Vitamin E was extracted from rice samples with 2-propanol, and the extract was subjected to liquid chromatography with tandem mass spectrometry (LC-MS/MS) as described previously33. Separation was performed at 40 °C using a silica column (ZORBAX Rx-SIL, 4.6 × 250 mm; Agilent, Palo Alto, CA, USA). A mixture of hexane/1,4-dioxane/2-propanol (100:4:0.5) was used as the mobile phase at a flow rate of 1.0 mL/min. Toc and T3 were detected in atmospheric pressure chemical ionization mode (APCI). MS/MS parameters were optimized with Toc and T3 standards in APCI mode (positive).

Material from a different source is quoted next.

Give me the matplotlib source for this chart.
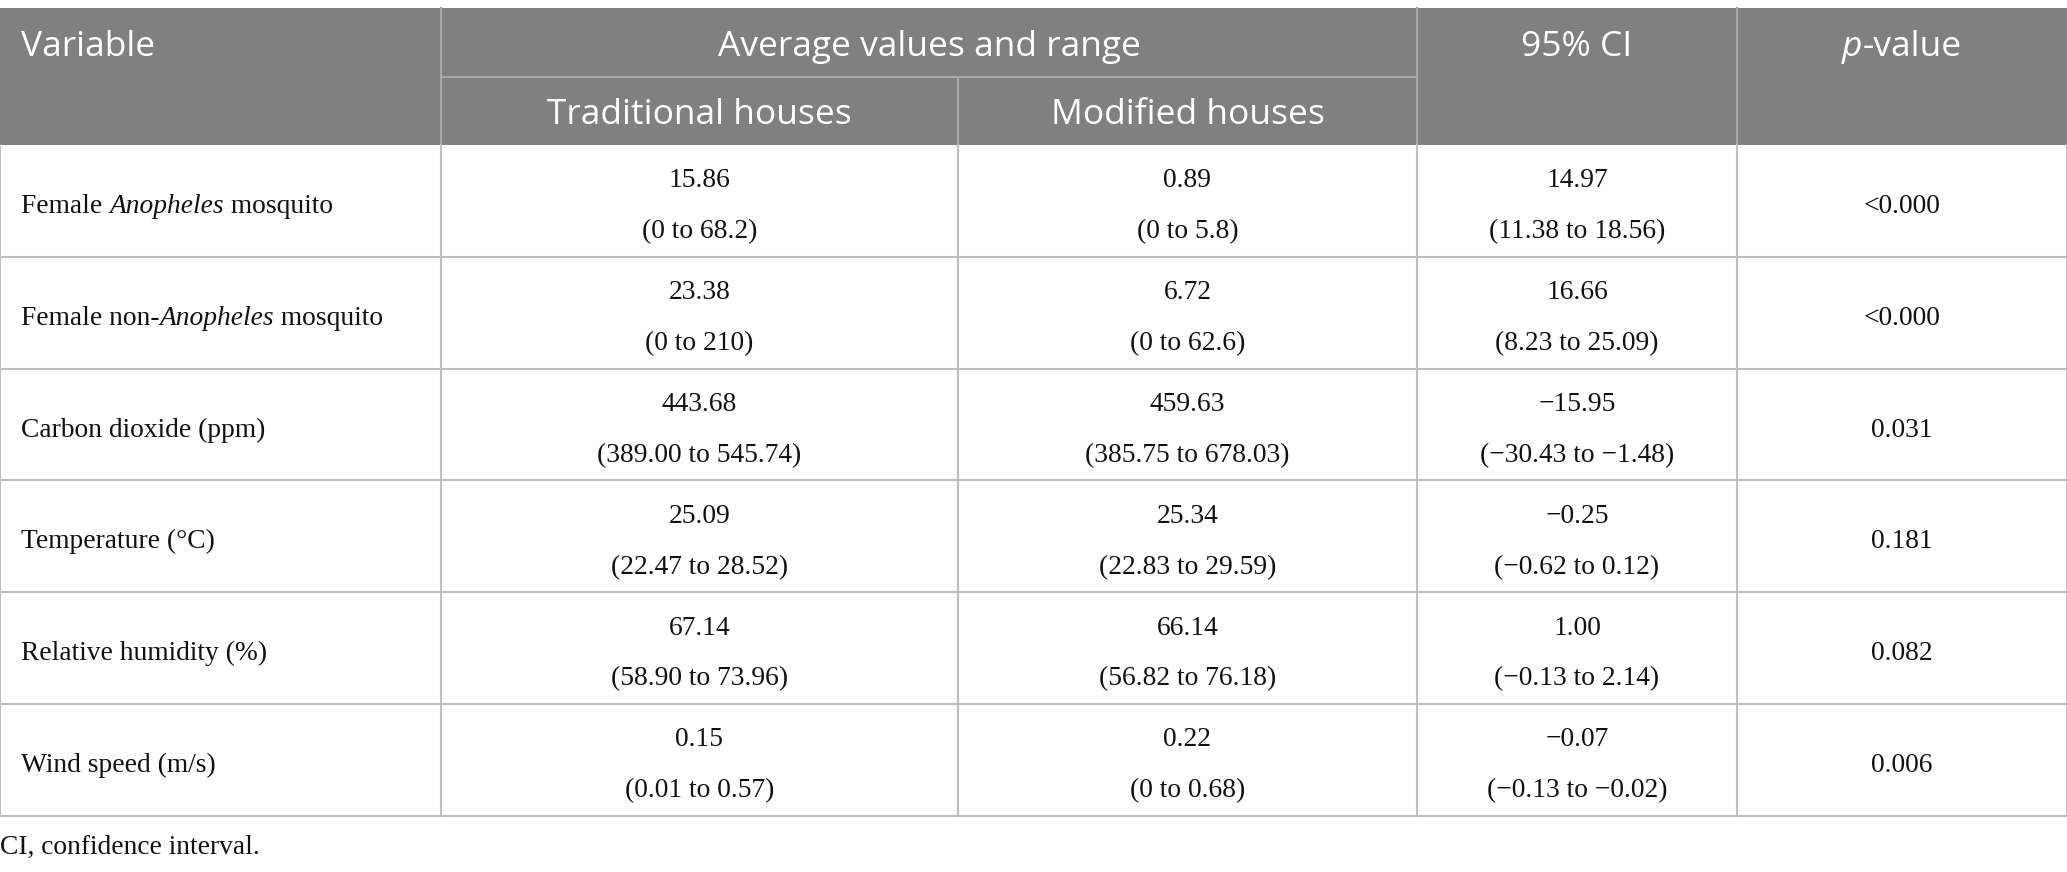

Toc and T3 were detected using multiple reaction monitoring as follows: α-Toc, m/z 431.3 > m/z 165.1; β-Toc, m/z 417.3 > m/z 151.3; γ-Toc, m/z 417.3 > m/z 151.0; δ-Toc, m/z 403.3 > m/z137.0; α-Toc-3, m/z 425.3 > m/z 165.1; β-Toc-3, m/z 411.3 > m/z 151.1; γ-Toc-3, m/z 411.3 > m/z 151.2; δ-Toc-3, m/z 397.2 > m/z 137.0. Toc and T3 concentrations in the rice samples were calculated using calibration curves for standard Toc and T3 concentrations.

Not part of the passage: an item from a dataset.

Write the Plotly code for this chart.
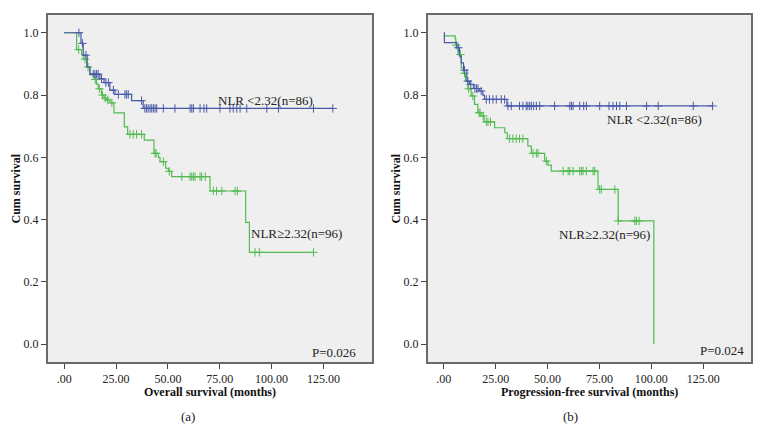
import numpy as np
import plotly.graph_objects as go

# ---------------- Panel (a): Overall survival ----------------
a_low_t = [0, 8.1, 9.2, 11.1, 12.4, 17.2, 19.2, 22.0, 24.5, 32.5, 38.1, 129.5]
a_low_s = [1.0, 0.966, 0.928, 0.89, 0.867, 0.852, 0.840, 0.816, 0.802, 0.782, 0.757, 0.757]
a_low_cens = [7.1, 8.8, 10.5, 14.0, 14.8, 15.6, 16.4, 18.0, 20.1, 21.3, 23.7, 26.1, 29.3, 30.1, 30.9, 37.3,
              38.9, 39.7, 40.5, 41.4, 42.2, 43.0, 43.8, 44.6, 47.8, 53.4, 60.7, 61.5, 62.3, 65.5, 67.4, 68.7,
              75.1, 79.9, 81.5, 83.2, 84.8, 88.0, 97.7, 103.3, 120.2, 129.5]

a_high_t = [0, 6.0, 8.4, 9.2, 10.8, 12.4, 14.8, 15.6, 16.4, 18.0, 19.2, 20.5, 22.0, 24.0, 29.0, 30.6,
            38.6, 43.3, 45.4, 46.2, 48.9, 50.2, 51.8, 70.3, 87.5, 89.3, 120.2]
a_high_s = [1.0, 0.946, 0.930, 0.915, 0.890, 0.865, 0.850, 0.835, 0.820, 0.800, 0.790, 0.784, 0.775, 0.743,
            0.698, 0.674, 0.655, 0.613, 0.600, 0.586, 0.565, 0.555, 0.538, 0.492, 0.391, 0.295, 0.295]
a_high_cens = [7.0, 10.0, 11.5, 15.0, 17.0, 18.5, 19.8, 21.0, 23.0, 31.7, 33.3, 34.9, 37.3, 43.8, 44.3, 47.8,
               50.7, 56.7, 60.7, 61.5, 62.3, 63.1, 65.5, 66.3, 68.0, 71.9, 73.5, 76.0, 82.4, 83.5,
               92.0, 94.1, 120.2]

# ---------------- Panel (b): Progression-free survival ----------------
b_low_t = [0, 0.3, 6.3, 7.6, 8.4, 9.5, 11.1, 12.4, 14.3, 17.2, 18.8, 19.6, 30.4, 129.5]
b_low_s = [1.0, 0.968, 0.952, 0.925, 0.903, 0.880, 0.845, 0.834, 0.821, 0.813, 0.800, 0.786, 0.765, 0.765]
b_low_cens = [7.0, 10.0, 11.6, 13.0, 15.0, 15.8, 16.5, 18.0, 20.5, 22.0, 23.7, 25.3, 27.7, 29.3,
              30.9, 32.5, 36.5, 38.1, 39.7, 40.5, 41.4, 42.2, 43.3, 44.6, 46.2, 53.4, 60.7, 61.5, 62.3,
              65.5, 67.4, 68.7, 75.1, 79.6, 81.5, 83.2, 84.8, 88.0, 97.7, 103.3, 120.2, 129.5]

b_high_t = [0, 5.5, 5.8, 6.9, 8.4, 9.5, 10.5, 11.6, 13.2, 14.8, 16.4, 18.0, 19.4, 24.5, 29.4, 30.6,
            40.5, 42.2, 48.6, 50.2, 51.8, 74.3, 84.0, 101.2]
b_high_s = [0.99, 0.98, 0.96, 0.93, 0.887, 0.870, 0.845, 0.820, 0.797, 0.770, 0.743, 0.733, 0.714, 0.695,
            0.679, 0.660, 0.636, 0.613, 0.588, 0.575, 0.556, 0.497, 0.396, 0.0]
b_high_cens = [6.0, 8.0, 10.0, 12.0, 14.0, 17.0, 17.5, 19.0, 20.5, 21.3, 22.5, 31.7, 33.3, 34.9, 36.5,
               38.1, 43.0, 44.6, 45.4, 49.4, 57.5, 59.9, 60.7, 62.3, 65.5, 66.3, 67.1, 68.7, 71.9, 72.7,
               75.1, 75.9, 82.4, 84.0, 92.0, 92.8, 94.1]

x_tickvals = [0, 25, 50, 75, 100, 125]
x_ticktext = [".00", "25.00", "50.00", "75.00", "100.00", "125.00"]
y_tickvals = [0.0, 0.2, 0.4, 0.6, 0.8, 1.0]
y_ticktext = ["0.0", "0.2", "0.4", "0.6", "0.8", "1.0"]

BLUE = "#4a5aa8"
GREEN = "#52bb52"
FONT = "Liberation Serif"


def step_at(times, surv, c):
    idx = np.searchsorted(np.array(times), c, side="right") - 1
    idx = np.clip(idx, 0, len(surv) - 1)
    return np.array(surv)[idx]


fig = go.Figure()


def add_curve(t, s, cens, color, xa, ya):
    fig.add_trace(go.Scatter(x=t, y=s, mode="lines", line=dict(color=color, width=1.2, shape="hv"),
                             xaxis=xa, yaxis=ya, showlegend=False, hoverinfo="skip"))
    fig.add_trace(go.Scatter(x=cens, y=step_at(t, s, cens), mode="markers",
                             marker=dict(symbol="cross-thin", size=6, line=dict(color=color, width=1)),
                             xaxis=xa, yaxis=ya, showlegend=False, hoverinfo="skip"))


add_curve(a_high_t, a_high_s, a_high_cens, GREEN, "x", "y")
add_curve(a_low_t, a_low_s, a_low_cens, BLUE, "x", "y")
add_curve(b_high_t, b_high_s, b_high_cens, GREEN, "x2", "y2")
add_curve(b_low_t, b_low_s, b_low_cens, BLUE, "x2", "y2")

W, H = 764, 443
ydom = [1 - 362 / H, 1 - 15 / H]
axis_common = dict(showgrid=False, zeroline=False, showline=True, linecolor="#6a6a6a", linewidth=2,
                   mirror=True, ticks="outside", ticklen=5, tickcolor="#444", tickwidth=1,
                   automargin=False, ticklabeloverflow="allow",
                   tickfont=dict(family=FONT, size=12, color="#222"))

fig.update_layout(
    width=W, height=H, margin=dict(l=0, r=0, t=0, b=0, autoexpand=False),
    paper_bgcolor="white", plot_bgcolor="#efefef",
    xaxis=dict(domain=[48 / W, 372 / W], range=[-7.8, 148.4], tickvals=x_tickvals, ticktext=x_ticktext,
               anchor="y", **axis_common),
    yaxis=dict(domain=ydom, range=[-0.057, 1.057], tickvals=y_tickvals, ticktext=y_ticktext,
               anchor="x", **axis_common),
    xaxis2=dict(domain=[428 / W, 751 / W], range=[-7.6, 148.0], tickvals=x_tickvals, ticktext=x_ticktext,
                anchor="y2", **axis_common),
    yaxis2=dict(domain=ydom, range=[-0.057, 1.057], tickvals=y_tickvals, ticktext=y_ticktext,
                anchor="x2", **axis_common),
)

txt = dict(family=FONT, size=13, color="#222")
bold = dict(family=FONT, size=12, color="#111")
P = dict(xref="paper", yref="paper", showarrow=False, xanchor="center", yanchor="middle")
ann = [
    dict(x=97.2, y=0.784, xref="x", yref="y", text="NLR <2.32(n=86)", showarrow=False, font=txt),
    dict(x=112.2, y=0.356, xref="x", yref="y", text="NLR≥2.32(n=96)", showarrow=False, font=txt),
    dict(x=130.3, y=-0.026, xref="x", yref="y", text="P=0.026", showarrow=False, font=txt),
    dict(x=101.7, y=0.72, xref="x2", yref="y2", text="NLR <2.32(n=86)", showarrow=False, font=txt),
    dict(x=77.6, y=0.351, xref="x2", yref="y2", text="NLR≥2.32(n=96)", showarrow=False, font=txt),
    dict(x=134.2, y=-0.019, xref="x2", yref="y2", text="P=0.024", showarrow=False, font=txt),
    dict(x=210 / W, y=1 - 391.7 / H, text="<b>Overall survival (months)</b>", font=bold, **P),
    dict(x=589.5 / W, y=1 - 391.7 / H, text="<b>Progression-free survival (months)</b>", font=bold, **P),
    dict(x=15 / W, y=1 - 188.5 / H, text="<b>Cum survival</b>", font=bold, textangle=-90, **P),
    dict(x=395 / W, y=1 - 188.5 / H, text="<b>Cum survival</b>", font=bold, textangle=-90, **P),
    dict(x=188.3 / W, y=1 - 416.7 / H, text="(a)", font=txt, **P),
    dict(x=570.7 / W, y=1 - 416.7 / H, text="(b)", font=txt, **P),
]
fig.update_layout(annotations=ann)

fig.write_html("out.html", config={"displayModeBar": False},
               post_script="document.body.style.margin='0';document.body.style.overflow='hidden';")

RT-PCR analysis of rice GGR expression

Total RNA was extracted with an RNeasy Plant Mini Kit® (Qiagen, Hilden, Germany), followed by genomic DNA digestion with DNase I (TaKaRa, Shiga, Japan) at 37 °C for 30 min. The resulting total RNA was again purified with an RNeasy Plant Mini Kit to remove any remaining genomic DNA and DNase I. cDNA was synthesized from the total RNA using a QuantiTect® reverse transcription kit (Qiagen) and subjected to PCR performed with appropriate primers (Table S1). We selected OsEF1-α as a positive control gene and used a DNase I-treated RNA template as a negative control.

Transformation of rice callus

Transformation of rice callus was performed with Agrobacterium strain EHA 101 containing the gene silencing plasmid pANDA35HK. A partial sequence containing the 5′-noncoding 170 bp and 5′-coding 251 bp region of the OsGGR2 gene was inserted into pANDA35HK, which was a generous gift from the late Dr. Shimamoto and Dr. Miki (former affiliation: Nara Institute of Science and Technology) as reported previously34. Agrobacterium-mediated transformation of rice callus was performed according to the method described by Toki et al.35.

Statistical analysis

The data, expressed as mean ± SD, were subjected to the Kruskal-Wallis H-test followed by the Student-Newman-Keuls test. Statistical calculation was carried out using ystat 2000, an Excel statistical program file (IgakuTosho Shuppan, Tokyo, Japan). Differences with P < 0.05 were considered significant.